Crafting Effective Calls to Action
The Call to Action (CTA) is the definitive conversion point and must be written with absolute clarity, using strong, action-oriented verbs. Phrases like “Download the Guide Now” or “Reserve Your Spot” are far more effective than vague prompts such as “Click Here.” Each content block should contain a singular, focused CTA to avoid confusing the reader with multiple, competing demands.
The placement of the CTA is as important as the phrasing, often appearing both above the fold and again at the conclusion of the relevant content section. Visually, the CTA button needs high contrast—a bright color that stands out against the background and surrounding text—to guide the reader’s eye immediately. Strategic placement and visual distinctiveness maximize the click-through rate by making the desired next step impossible to miss.
Testing, Scheduling, and Performance Metrics
Before deploying a full send, A/B testing is necessary for optimizing the newsletter’s performance, focusing primarily on subject lines and the main call-to-action copy. A small segment of the audience receives variations, and the winning version, based on the highest open or click-through rate, is then sent to the remaining list. This iterative testing approach ensures that the most effective language is used for mass distribution.
Determining the optimal sending schedule requires analyzing audience data, as the best time and frequency are highly specific to the target demographic. While general studies often suggest Tuesday or Thursday mid-morning, the writer must track when their specific audience is most active and receptive.
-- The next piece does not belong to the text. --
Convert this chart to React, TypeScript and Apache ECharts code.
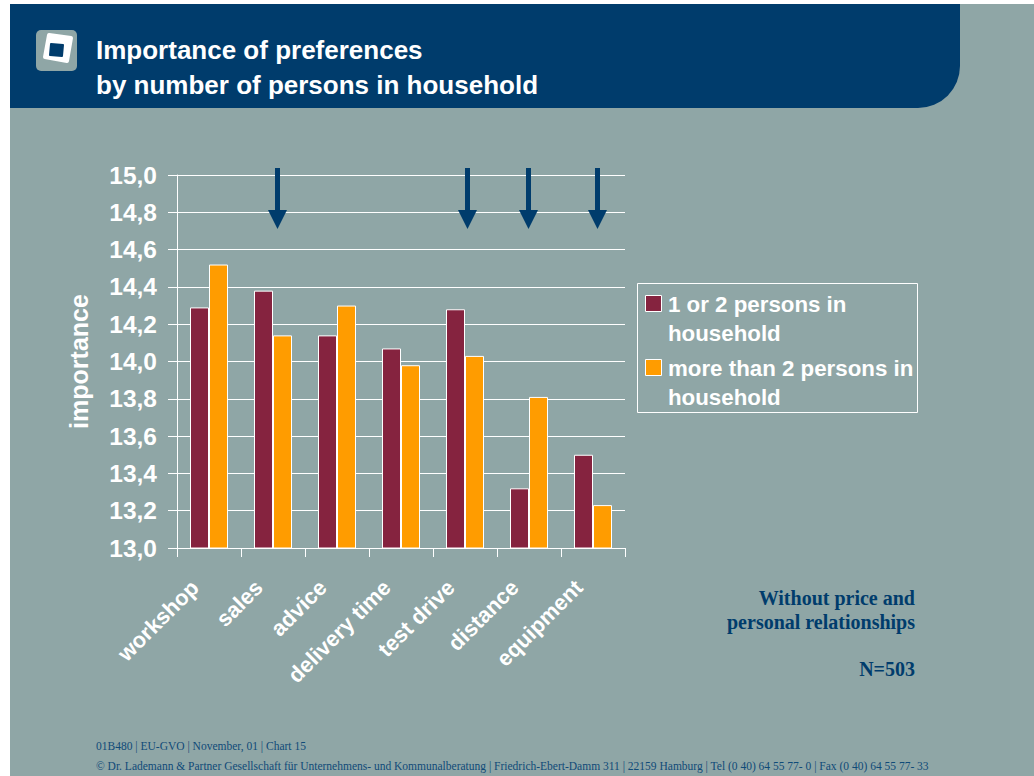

Consistency in the sending frequency is necessary for setting reader expectations and building the habit of engagement.
Continuous improvement relies on tracking three primary metrics: the Open Rate, the Click-Through Rate (CTR), and the Unsubscribe Rate. The Open Rate gauges the effectiveness of the subject line, while the CTR measures the quality of the body copy and CTA effectiveness. A rising Unsubscribe Rate signals that the content is failing to meet the audience’s expectations, requiring a reassessment of the content strategy and target persona.